Apart from the annoyances caused by the separation of Church and State, the history of the Clemenceau Ministry deals largely with labor disturbances and social unrest. This was partly due to parliamentary demagogy. A succession of weak and ineffective ministries had been followed by Clemenceau's incoherencies and alterations of policy, though it remained consistently Radical and not socialistic. The Ministers were often at loggerheads (even Clemenceau and Briand over the Separation bill), and the Deputies were often mediocre politicians, quick to vote themselves an increase of salary, but dilatory in other achievements. The growth of socialism, with its theories of pacifism and international brotherhood, encouraged the anti-militarists. The brilliant leader Jaurès openly advocated the abolition of the army and the creation of a national militia. Some anti-militarists, like Hervé, carried their theories beyond all bounds and rhetorically talked of dragging the national flag in the mire. Meanwhile the political methods in the past of men like André in the War Department and Camille Pelletan in the Navy had weakened those services, as Delcassé had found to his cost in the controversy with Germany. The battleship Iéna blew up in March, 1907, there was a suspicious fire at the Toulon Arsenal, and many other things disquieted people.

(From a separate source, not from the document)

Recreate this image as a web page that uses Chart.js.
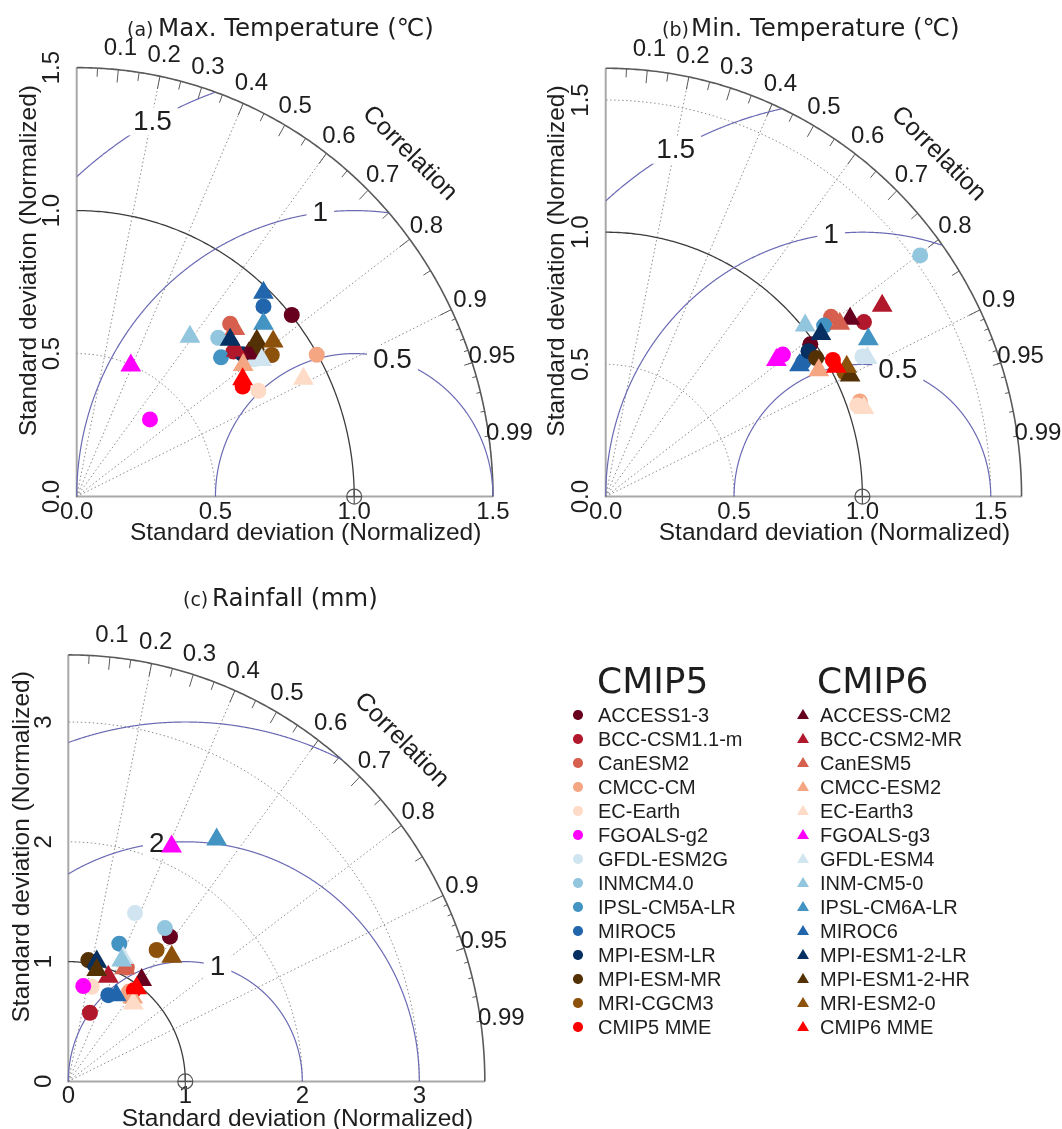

The Government tried to cater to the labor parties, brought forward plans for an income tax and for old-age pensions, and carried through a law making compulsory one day of rest out of seven for workingmen. Especially active were the efforts of the syndicalists and the organizers of the anarchistic Confédération générale du travail, or "C.G.T.," to promote every contest between capital and labor and to bring about, if possible, a general strike of all labor. There were strikes of miners, longshoremen, sailors, electricians among others. Even more alarming was the formation of unions, affiliated with the C.G.T., among state employees such as school teachers and postmen, and efforts to disorganize the public service. These different movements Clemenceau met with his customary seesaw of friendliness and harshness, and the Government was usually victorious. Not less troublesome but somewhat more picturesque was the quasi-revolutionary movement, in 1907, of the wine-makers of the South, driven to desperation by overproduction and low prices, attributed to the competition of adulterated wines. The municipalities where these disturbances occurred were often in sympathy with the creators of disturbance, not only in small towns, but in large places like Béziers, Perpignan, Narbonne, and Carcassonne. Municipal officials resigned or refused to carry out their duties, and some regiments, made up of men recruited from one of the districts, mutinied. The troubles at last quieted down.